> What the task asks: Reproduce, please, the span of lines beginning at the line with "Reproduce this chart with matplotlib." and ending at the line with "last_frame = 2909", inclusive, minus any pictures.

> Supplied records:
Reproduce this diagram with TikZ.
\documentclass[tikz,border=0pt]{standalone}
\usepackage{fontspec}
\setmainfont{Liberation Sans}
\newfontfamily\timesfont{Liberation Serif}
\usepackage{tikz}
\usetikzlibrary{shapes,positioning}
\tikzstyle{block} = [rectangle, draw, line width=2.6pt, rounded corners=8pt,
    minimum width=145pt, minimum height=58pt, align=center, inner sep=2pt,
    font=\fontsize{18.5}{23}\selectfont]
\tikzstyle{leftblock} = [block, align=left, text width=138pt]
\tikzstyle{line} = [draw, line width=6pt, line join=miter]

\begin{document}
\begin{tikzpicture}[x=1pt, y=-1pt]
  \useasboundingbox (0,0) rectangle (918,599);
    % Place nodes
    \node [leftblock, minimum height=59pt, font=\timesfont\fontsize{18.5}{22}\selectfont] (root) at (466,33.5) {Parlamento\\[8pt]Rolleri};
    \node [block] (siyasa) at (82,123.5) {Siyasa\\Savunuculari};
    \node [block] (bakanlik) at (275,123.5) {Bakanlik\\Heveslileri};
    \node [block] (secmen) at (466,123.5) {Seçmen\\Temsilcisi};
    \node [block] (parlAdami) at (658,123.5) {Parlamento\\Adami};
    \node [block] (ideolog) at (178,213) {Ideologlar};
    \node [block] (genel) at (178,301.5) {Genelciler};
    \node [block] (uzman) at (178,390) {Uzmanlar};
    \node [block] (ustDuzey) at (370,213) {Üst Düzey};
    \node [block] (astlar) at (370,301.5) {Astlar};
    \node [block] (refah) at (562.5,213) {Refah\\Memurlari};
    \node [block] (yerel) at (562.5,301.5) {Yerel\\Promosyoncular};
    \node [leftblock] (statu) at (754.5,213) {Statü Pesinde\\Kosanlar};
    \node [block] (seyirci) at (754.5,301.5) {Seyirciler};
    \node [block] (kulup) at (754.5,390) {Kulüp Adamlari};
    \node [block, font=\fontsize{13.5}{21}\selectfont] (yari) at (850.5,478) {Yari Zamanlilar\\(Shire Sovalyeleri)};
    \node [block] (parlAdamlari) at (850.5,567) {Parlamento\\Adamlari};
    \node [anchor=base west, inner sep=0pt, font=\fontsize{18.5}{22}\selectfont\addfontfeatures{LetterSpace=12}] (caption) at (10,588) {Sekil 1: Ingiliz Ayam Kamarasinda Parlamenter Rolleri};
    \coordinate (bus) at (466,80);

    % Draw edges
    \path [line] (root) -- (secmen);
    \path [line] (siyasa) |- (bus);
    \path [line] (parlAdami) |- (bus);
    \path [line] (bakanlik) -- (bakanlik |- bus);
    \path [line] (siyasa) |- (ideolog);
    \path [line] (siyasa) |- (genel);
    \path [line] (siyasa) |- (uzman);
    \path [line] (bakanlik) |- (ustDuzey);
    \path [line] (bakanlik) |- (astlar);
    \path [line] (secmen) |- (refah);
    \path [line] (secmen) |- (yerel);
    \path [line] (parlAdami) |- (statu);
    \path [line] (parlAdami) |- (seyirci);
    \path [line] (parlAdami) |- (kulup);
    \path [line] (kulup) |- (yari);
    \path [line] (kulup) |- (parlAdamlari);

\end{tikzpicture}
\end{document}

* * *

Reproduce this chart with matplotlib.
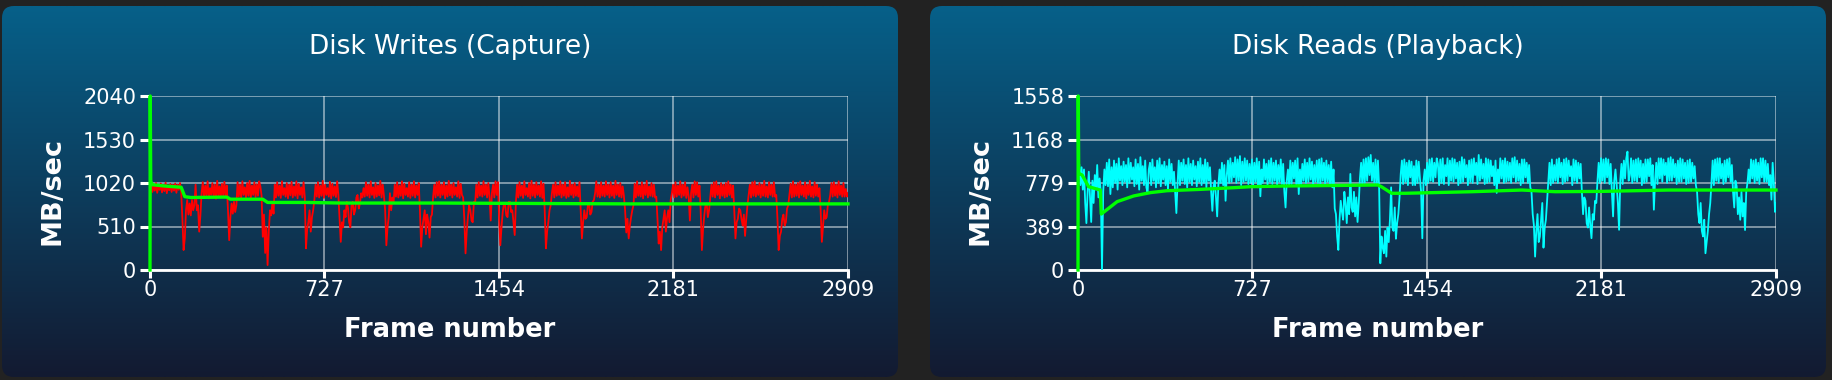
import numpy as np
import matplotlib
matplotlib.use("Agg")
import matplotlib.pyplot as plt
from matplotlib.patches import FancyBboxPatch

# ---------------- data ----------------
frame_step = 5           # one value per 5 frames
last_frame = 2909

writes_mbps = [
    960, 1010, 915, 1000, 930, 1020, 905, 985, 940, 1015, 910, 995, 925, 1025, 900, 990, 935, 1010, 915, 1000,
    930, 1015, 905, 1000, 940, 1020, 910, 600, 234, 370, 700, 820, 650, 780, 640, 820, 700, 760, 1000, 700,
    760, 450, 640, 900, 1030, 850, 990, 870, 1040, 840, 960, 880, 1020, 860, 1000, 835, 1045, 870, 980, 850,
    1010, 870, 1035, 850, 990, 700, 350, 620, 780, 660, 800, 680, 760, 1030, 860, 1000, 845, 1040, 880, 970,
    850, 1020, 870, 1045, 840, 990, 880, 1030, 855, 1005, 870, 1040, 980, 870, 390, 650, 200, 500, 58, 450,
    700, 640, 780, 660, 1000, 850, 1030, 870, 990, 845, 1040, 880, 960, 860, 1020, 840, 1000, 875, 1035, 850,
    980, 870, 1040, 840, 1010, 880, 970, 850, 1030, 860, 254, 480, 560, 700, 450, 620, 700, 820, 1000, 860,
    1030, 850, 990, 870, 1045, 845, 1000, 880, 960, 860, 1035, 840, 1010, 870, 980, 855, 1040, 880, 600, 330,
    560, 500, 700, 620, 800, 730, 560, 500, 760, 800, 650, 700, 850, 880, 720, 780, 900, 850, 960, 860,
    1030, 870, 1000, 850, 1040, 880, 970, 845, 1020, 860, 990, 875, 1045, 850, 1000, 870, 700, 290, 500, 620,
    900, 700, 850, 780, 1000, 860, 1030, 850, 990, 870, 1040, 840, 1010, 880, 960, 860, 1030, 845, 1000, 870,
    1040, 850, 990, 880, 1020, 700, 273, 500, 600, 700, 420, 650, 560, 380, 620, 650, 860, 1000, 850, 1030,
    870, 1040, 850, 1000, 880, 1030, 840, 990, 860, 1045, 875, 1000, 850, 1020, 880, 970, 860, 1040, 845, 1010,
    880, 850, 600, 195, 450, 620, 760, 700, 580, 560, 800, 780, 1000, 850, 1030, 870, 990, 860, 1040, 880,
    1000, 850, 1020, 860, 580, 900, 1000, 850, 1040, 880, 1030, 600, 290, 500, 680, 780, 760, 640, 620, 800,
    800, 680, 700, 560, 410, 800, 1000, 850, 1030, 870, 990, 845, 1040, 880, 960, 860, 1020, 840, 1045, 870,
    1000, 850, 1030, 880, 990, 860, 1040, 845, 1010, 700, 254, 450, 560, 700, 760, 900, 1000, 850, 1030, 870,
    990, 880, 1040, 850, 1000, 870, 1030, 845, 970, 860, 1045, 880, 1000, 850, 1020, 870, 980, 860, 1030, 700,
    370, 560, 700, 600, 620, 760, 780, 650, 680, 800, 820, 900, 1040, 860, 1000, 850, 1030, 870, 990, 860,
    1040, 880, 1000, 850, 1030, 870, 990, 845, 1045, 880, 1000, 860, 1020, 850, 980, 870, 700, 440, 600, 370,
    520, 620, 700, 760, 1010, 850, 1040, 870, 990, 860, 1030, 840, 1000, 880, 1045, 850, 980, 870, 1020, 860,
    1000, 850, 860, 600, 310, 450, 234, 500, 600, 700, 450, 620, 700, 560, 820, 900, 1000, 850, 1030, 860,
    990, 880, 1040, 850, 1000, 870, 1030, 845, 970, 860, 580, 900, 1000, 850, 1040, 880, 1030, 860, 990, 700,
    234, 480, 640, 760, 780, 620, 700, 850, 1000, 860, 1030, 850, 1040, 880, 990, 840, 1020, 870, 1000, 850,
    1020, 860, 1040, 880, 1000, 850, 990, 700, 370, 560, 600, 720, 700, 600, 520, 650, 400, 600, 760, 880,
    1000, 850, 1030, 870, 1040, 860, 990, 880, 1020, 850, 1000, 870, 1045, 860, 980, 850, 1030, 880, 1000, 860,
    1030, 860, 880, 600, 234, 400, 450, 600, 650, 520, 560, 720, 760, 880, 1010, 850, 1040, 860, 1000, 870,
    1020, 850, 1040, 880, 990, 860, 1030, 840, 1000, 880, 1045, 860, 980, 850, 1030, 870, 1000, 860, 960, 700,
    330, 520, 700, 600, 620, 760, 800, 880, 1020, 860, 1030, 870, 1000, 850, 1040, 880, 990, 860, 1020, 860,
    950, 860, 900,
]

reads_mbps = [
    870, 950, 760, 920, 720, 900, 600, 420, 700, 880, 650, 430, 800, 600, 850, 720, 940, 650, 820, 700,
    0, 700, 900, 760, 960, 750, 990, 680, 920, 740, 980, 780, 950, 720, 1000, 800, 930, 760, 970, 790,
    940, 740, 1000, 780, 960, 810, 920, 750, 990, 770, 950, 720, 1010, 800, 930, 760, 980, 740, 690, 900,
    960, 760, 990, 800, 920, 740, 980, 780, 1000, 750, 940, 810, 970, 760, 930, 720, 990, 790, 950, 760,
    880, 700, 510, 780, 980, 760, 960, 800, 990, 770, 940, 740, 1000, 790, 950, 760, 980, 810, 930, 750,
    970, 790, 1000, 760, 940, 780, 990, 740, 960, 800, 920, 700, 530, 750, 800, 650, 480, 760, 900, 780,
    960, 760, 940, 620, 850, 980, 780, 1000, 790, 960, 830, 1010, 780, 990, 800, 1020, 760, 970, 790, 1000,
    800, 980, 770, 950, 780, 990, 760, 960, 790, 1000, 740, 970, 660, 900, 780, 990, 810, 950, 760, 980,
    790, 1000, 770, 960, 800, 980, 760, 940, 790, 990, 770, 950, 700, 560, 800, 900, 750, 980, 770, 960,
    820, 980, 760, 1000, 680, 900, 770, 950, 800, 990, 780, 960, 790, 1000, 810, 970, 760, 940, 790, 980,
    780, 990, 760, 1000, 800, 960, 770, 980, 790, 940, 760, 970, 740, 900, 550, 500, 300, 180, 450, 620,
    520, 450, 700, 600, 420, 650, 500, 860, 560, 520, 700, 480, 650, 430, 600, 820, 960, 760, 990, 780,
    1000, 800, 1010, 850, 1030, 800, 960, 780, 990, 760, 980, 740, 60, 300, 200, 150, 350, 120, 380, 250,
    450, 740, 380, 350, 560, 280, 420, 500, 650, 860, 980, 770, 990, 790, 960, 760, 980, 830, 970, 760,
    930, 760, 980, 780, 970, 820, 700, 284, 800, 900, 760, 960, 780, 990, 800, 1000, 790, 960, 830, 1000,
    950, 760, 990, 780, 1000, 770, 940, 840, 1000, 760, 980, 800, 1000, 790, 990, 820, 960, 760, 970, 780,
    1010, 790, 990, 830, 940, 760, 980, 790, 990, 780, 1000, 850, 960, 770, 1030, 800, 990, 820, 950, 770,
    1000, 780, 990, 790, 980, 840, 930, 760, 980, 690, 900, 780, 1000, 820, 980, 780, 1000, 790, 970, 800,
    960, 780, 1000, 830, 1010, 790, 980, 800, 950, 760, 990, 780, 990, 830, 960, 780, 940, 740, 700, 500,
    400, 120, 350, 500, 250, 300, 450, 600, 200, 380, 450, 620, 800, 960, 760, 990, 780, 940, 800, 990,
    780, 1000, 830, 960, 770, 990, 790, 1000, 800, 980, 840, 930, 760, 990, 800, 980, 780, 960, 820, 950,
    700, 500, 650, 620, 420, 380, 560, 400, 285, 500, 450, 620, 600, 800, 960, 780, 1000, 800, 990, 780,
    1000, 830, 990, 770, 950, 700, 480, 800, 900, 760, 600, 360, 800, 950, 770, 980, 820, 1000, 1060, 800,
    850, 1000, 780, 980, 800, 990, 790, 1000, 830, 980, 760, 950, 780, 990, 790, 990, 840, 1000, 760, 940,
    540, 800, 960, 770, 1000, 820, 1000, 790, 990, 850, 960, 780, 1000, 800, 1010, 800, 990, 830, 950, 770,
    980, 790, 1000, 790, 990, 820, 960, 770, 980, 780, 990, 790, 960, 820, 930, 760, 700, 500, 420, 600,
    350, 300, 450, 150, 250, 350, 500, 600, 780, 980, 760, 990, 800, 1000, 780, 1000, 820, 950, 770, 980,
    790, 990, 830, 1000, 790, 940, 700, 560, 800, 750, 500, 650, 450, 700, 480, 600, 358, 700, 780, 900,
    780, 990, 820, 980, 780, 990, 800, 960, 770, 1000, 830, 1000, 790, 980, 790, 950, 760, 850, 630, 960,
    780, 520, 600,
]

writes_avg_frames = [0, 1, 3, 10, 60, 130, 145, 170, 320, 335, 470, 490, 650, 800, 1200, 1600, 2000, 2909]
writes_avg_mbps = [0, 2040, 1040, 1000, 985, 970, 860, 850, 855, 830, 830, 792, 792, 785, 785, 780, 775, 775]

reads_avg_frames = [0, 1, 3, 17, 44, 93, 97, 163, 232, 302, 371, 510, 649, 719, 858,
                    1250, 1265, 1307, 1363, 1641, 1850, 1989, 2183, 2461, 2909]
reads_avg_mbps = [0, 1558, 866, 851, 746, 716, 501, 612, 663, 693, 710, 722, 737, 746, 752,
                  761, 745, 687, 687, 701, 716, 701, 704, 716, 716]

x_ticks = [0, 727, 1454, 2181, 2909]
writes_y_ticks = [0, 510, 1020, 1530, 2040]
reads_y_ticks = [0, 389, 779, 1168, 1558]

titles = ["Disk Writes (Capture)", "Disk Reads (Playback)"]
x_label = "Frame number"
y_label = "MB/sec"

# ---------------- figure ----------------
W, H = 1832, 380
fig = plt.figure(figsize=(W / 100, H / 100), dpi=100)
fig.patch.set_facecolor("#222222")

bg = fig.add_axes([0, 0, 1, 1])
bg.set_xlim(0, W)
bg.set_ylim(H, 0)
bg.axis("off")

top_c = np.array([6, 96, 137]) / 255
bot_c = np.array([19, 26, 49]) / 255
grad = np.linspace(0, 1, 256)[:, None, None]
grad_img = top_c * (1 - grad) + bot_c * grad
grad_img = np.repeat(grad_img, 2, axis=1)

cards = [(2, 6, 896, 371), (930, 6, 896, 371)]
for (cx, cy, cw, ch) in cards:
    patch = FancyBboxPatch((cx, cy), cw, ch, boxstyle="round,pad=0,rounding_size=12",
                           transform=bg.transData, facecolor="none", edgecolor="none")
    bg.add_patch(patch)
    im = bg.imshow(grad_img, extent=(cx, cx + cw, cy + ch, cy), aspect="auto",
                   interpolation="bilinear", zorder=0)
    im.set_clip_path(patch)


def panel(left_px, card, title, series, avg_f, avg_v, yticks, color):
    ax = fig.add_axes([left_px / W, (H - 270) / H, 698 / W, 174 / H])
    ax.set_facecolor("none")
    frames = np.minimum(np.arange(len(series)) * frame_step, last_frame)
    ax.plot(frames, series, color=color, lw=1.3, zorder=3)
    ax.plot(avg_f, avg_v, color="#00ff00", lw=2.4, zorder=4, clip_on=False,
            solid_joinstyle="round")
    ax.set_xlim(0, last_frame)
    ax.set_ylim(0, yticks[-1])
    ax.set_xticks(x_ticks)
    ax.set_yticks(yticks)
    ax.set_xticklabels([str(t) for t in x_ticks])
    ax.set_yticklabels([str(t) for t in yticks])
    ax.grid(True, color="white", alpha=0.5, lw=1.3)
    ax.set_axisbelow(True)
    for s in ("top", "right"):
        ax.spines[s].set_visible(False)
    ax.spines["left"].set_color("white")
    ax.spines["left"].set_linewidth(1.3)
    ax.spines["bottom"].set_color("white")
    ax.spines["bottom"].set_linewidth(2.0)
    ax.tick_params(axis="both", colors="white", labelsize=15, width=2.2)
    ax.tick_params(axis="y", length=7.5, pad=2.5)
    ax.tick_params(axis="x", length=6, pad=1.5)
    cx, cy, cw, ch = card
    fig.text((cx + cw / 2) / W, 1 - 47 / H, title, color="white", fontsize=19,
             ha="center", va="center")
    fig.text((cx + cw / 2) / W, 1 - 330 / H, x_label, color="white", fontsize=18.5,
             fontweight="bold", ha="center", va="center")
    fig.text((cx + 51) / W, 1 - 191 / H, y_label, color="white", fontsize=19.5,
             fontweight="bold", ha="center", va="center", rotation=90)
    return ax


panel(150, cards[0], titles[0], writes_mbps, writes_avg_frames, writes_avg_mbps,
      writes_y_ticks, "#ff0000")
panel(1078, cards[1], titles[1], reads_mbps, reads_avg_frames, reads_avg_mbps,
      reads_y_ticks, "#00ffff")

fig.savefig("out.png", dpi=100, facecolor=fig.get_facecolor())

==

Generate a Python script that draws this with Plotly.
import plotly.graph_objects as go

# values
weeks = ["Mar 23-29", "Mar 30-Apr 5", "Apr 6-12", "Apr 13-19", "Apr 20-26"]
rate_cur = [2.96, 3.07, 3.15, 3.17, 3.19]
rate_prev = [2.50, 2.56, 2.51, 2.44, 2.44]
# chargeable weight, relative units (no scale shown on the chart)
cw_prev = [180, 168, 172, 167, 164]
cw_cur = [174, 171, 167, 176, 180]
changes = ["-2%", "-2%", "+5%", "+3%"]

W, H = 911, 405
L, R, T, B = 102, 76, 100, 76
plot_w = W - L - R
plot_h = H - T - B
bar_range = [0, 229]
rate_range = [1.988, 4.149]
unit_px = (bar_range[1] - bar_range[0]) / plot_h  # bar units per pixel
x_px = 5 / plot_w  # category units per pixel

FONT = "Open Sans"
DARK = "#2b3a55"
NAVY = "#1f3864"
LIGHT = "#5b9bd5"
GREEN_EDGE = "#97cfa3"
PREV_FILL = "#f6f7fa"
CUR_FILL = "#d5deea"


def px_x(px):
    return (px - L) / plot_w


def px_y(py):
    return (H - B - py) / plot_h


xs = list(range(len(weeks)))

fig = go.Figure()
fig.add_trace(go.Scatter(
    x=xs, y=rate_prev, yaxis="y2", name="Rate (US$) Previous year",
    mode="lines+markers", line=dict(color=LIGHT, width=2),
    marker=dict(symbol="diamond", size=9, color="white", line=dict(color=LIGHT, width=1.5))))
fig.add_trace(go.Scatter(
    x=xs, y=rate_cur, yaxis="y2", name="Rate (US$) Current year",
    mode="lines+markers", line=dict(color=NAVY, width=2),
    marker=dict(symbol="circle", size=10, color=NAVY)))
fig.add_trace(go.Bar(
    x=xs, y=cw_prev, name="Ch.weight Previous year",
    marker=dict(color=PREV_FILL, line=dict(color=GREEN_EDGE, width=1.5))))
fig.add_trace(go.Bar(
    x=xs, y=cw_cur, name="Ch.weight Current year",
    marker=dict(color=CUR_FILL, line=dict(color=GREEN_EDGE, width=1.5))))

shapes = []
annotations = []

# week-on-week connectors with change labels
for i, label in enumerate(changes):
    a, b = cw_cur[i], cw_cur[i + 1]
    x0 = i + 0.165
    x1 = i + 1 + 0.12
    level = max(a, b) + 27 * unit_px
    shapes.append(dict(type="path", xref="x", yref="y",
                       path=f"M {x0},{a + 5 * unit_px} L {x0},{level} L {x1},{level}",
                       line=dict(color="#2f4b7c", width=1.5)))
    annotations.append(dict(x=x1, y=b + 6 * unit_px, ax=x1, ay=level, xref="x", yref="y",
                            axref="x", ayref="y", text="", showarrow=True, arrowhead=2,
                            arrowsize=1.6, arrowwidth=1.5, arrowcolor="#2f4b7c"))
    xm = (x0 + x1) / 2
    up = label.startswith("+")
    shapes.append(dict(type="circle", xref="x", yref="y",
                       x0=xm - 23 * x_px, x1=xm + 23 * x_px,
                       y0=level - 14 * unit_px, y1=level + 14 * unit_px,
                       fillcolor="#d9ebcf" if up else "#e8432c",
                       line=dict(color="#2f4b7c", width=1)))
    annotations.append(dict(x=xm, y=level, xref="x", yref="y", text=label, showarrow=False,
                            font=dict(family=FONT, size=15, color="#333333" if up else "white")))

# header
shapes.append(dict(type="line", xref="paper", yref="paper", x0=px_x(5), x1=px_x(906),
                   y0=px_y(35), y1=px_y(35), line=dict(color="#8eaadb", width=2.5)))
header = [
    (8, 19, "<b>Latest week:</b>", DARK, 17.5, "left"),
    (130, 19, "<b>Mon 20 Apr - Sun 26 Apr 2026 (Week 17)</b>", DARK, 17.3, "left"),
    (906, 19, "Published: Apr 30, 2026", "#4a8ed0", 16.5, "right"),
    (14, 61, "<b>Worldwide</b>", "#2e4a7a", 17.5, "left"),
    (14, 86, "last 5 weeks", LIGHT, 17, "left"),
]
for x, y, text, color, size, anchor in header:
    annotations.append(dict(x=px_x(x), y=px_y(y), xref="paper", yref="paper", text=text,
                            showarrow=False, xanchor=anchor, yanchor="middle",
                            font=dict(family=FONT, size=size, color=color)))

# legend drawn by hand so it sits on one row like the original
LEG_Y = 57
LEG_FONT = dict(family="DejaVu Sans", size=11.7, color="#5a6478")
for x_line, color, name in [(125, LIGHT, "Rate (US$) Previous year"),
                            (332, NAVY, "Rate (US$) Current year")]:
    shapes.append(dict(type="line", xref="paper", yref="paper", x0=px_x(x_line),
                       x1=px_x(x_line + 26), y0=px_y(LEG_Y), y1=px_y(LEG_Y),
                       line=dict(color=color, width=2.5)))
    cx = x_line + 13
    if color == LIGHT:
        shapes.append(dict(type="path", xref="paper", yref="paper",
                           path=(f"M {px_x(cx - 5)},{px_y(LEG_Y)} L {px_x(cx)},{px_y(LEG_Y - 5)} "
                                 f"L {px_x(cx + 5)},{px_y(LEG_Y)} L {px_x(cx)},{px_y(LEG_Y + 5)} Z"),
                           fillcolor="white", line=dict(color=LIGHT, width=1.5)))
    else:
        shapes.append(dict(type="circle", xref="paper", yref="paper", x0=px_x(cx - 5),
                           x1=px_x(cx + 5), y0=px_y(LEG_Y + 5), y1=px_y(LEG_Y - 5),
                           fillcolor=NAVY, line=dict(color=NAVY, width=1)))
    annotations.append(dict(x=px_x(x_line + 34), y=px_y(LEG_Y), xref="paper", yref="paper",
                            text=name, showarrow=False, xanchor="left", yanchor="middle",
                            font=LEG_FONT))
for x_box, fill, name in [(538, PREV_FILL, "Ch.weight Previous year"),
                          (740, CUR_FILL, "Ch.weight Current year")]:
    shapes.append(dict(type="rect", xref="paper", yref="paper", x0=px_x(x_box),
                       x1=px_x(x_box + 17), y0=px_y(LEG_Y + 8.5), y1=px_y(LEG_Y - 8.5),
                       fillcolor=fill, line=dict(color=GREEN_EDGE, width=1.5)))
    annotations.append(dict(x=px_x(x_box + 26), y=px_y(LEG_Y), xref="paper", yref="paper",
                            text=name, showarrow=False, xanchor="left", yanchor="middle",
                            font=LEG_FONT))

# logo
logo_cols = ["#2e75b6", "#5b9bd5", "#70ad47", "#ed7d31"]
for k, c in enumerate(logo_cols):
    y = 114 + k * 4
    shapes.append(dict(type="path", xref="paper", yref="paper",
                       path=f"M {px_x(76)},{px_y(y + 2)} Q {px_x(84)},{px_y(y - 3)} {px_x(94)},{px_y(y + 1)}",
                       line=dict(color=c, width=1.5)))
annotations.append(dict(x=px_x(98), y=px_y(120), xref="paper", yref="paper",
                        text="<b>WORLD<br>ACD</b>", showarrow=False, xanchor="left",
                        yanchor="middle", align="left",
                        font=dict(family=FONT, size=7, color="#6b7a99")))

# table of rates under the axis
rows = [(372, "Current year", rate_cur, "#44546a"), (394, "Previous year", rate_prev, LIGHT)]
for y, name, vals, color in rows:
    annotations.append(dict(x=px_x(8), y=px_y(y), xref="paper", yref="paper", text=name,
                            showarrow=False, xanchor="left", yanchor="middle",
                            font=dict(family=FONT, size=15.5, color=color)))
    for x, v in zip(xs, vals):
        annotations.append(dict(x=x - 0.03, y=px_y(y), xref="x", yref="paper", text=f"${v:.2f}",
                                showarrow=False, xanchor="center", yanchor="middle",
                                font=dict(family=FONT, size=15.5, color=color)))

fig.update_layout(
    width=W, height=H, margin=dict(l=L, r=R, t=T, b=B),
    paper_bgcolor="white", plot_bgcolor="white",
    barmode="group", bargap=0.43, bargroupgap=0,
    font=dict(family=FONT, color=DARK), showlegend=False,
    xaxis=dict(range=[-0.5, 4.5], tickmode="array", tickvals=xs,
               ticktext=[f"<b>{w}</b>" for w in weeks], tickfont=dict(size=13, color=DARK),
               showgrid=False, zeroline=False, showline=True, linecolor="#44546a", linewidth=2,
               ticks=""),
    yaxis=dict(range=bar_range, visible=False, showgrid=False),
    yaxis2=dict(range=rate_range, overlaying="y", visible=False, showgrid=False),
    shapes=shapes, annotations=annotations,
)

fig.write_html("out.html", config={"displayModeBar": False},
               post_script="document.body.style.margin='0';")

> Result for this task:
Reproduce this chart with matplotlib.
import numpy as np
import matplotlib
matplotlib.use("Agg")
import matplotlib.pyplot as plt
from matplotlib.patches import FancyBboxPatch

# ---------------- data ----------------
frame_step = 5           # one value per 5 frames
last_frame = 2909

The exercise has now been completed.